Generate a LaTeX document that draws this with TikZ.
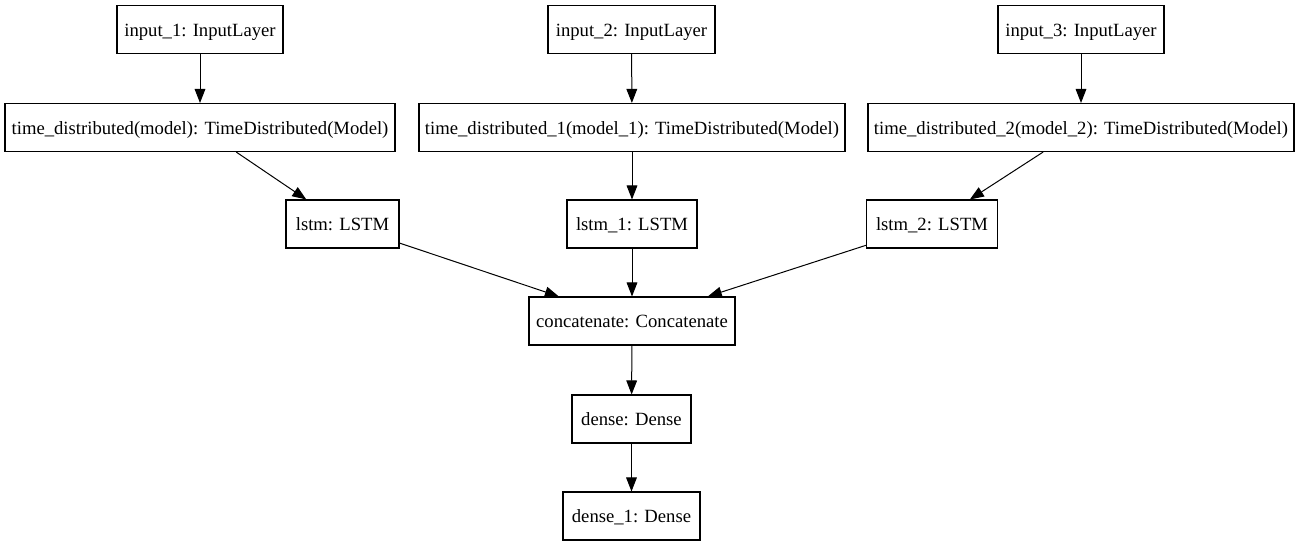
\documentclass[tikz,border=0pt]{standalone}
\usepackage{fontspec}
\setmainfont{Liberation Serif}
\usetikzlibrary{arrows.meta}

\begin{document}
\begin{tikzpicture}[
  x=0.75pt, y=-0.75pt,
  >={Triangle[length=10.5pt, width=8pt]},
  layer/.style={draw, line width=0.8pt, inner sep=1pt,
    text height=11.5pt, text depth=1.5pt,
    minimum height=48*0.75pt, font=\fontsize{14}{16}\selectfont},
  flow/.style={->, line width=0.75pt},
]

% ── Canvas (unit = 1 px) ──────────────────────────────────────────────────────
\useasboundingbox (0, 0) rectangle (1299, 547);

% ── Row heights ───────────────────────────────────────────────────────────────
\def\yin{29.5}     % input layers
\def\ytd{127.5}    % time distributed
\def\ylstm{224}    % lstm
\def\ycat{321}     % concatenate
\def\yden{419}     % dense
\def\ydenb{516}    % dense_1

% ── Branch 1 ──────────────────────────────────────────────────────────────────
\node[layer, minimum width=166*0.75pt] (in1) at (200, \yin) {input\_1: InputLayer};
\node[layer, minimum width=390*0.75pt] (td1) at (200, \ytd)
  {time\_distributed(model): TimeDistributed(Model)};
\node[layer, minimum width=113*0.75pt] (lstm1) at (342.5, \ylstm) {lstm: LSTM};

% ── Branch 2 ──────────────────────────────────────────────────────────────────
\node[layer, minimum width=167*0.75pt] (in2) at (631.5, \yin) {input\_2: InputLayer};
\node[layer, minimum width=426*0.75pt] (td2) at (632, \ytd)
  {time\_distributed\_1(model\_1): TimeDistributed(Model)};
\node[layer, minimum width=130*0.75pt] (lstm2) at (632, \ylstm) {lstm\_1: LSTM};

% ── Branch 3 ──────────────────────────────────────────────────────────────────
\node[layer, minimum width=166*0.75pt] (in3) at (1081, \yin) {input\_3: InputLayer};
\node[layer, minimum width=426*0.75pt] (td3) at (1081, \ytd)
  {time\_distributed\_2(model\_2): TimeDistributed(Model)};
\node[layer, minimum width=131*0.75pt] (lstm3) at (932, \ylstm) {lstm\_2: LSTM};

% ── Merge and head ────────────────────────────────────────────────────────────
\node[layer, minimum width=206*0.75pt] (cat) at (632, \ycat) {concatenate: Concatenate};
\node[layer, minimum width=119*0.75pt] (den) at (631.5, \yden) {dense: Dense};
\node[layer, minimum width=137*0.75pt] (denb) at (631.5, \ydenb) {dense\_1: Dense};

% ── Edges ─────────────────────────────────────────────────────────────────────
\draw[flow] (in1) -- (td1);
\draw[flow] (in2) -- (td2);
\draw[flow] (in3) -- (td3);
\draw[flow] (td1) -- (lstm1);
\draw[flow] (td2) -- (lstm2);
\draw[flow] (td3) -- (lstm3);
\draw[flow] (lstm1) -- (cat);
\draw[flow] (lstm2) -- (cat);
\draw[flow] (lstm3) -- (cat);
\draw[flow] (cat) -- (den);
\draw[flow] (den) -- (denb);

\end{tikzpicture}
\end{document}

= = = = = = =

## GIVEN EXERCISE
Skip every picture and return the lines above from the top through the one that contains "minimum width=130*0.75pt] (lstm2)".

## EXPECTED ANSWER
Generate a LaTeX document that draws this with TikZ.
\documentclass[tikz,border=0pt]{standalone}
\usepackage{fontspec}
\setmainfont{Liberation Serif}
\usetikzlibrary{arrows.meta}

\begin{document}
\begin{tikzpicture}[
  x=0.75pt, y=-0.75pt,
  >={Triangle[length=10.5pt, width=8pt]},
  layer/.style={draw, line width=0.8pt, inner sep=1pt,
    text height=11.5pt, text depth=1.5pt,
    minimum height=48*0.75pt, font=\fontsize{14}{16}\selectfont},
  flow/.style={->, line width=0.75pt},
]

% ── Canvas (unit = 1 px) ──────────────────────────────────────────────────────
\useasboundingbox (0, 0) rectangle (1299, 547);

% ── Row heights ───────────────────────────────────────────────────────────────
\def\yin{29.5}     % input layers
\def\ytd{127.5}    % time distributed
\def\ylstm{224}    % lstm
\def\ycat{321}     % concatenate
\def\yden{419}     % dense
\def\ydenb{516}    % dense_1

% ── Branch 1 ──────────────────────────────────────────────────────────────────
\node[layer, minimum width=166*0.75pt] (in1) at (200, \yin) {input\_1: InputLayer};
\node[layer, minimum width=390*0.75pt] (td1) at (200, \ytd)
  {time\_distributed(model): TimeDistributed(Model)};
\node[layer, minimum width=113*0.75pt] (lstm1) at (342.5, \ylstm) {lstm: LSTM};

% ── Branch 2 ──────────────────────────────────────────────────────────────────
\node[layer, minimum width=167*0.75pt] (in2) at (631.5, \yin) {input\_2: InputLayer};
\node[layer, minimum width=426*0.75pt] (td2) at (632, \ytd)
  {time\_distributed\_1(model\_1): TimeDistributed(Model)};
\node[layer, minimum width=130*0.75pt] (lstm2) at (632, \ylstm) {lstm\_1: LSTM};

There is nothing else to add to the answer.